Che Cos’è per te oggi la fotografia e come vedi il futuro del fotogiornalismo?
Oggi per me la fotografia rimane il mio interesse principale, ma sto facendo poche fotografie, mi interessa più studiare la fotografia, del passato e del presente. E non parlo solo di tematiche sociali, i miei interessi si sono allargati ad altri aspetti della fotografia.
Il futuro del fotogiornalismo è sotto i nostri occhi, perfino un’agenzia come la Magnum, a parte i lavori commerciali, penso che viva più di workshop che di vere produzioni fotogiornalistiche. Le immagini che arrivano oggi da Gaza le vediamo solo attraverso gli smartphone dei residenti o di eroici reporter locali a costo della vita. A nessuno che venga dall’esterno è consentito di testimoniare.

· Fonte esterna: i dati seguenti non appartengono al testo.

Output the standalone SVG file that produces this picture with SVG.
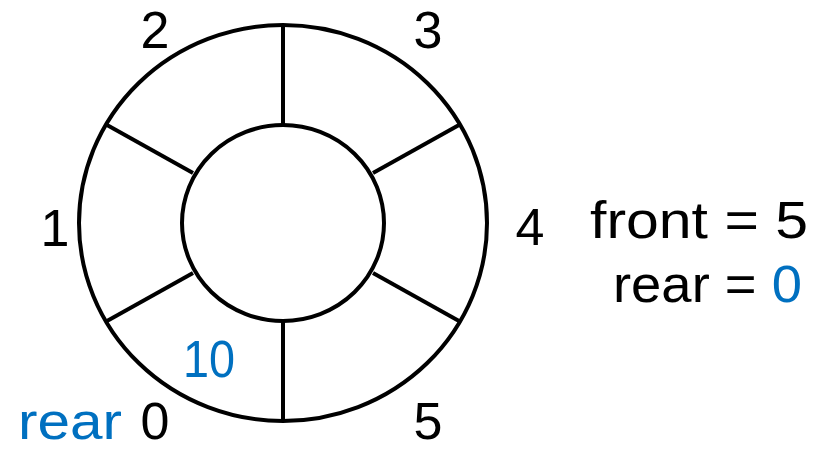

In ogni caso le immagini pubblicate dai giornali sono sempre più spesso le stesse su tutte le testate, prodotte dalle grandi agenzie internazionali a cui le testate sono abbonate. Non si investe più niente tranne in rari casi. La digitalizzazione ha tolto peso e pubblicità alla stampa cartacea. Eppure mai come ora si sente la passione per la fotografia tra i giovani. Ma difficilmente questa passione riesce a diventare un mestiere. Restano i premi, locali o internazionali, i vari festival, più o meno importanti.
Quali sono i tuoi progetti per il futuro?
Le mie energie sono concentrate sul lavoro d’archivio. Mi interessa più scoprire miei materiali del passato a me stesso quasi sconosciuti, dimenticati. Pensare a farne dei libri e ordinare nella maniera migliore i miei negativi. Naturalmente sperando che un giorno un’istituzione sia interessata ad acquisirlo per non disperdere quello che indubbiamente, come tanti altri archivi, rappresenta o dovrebbe rappresentare un patrimonio storico del nostro Paese.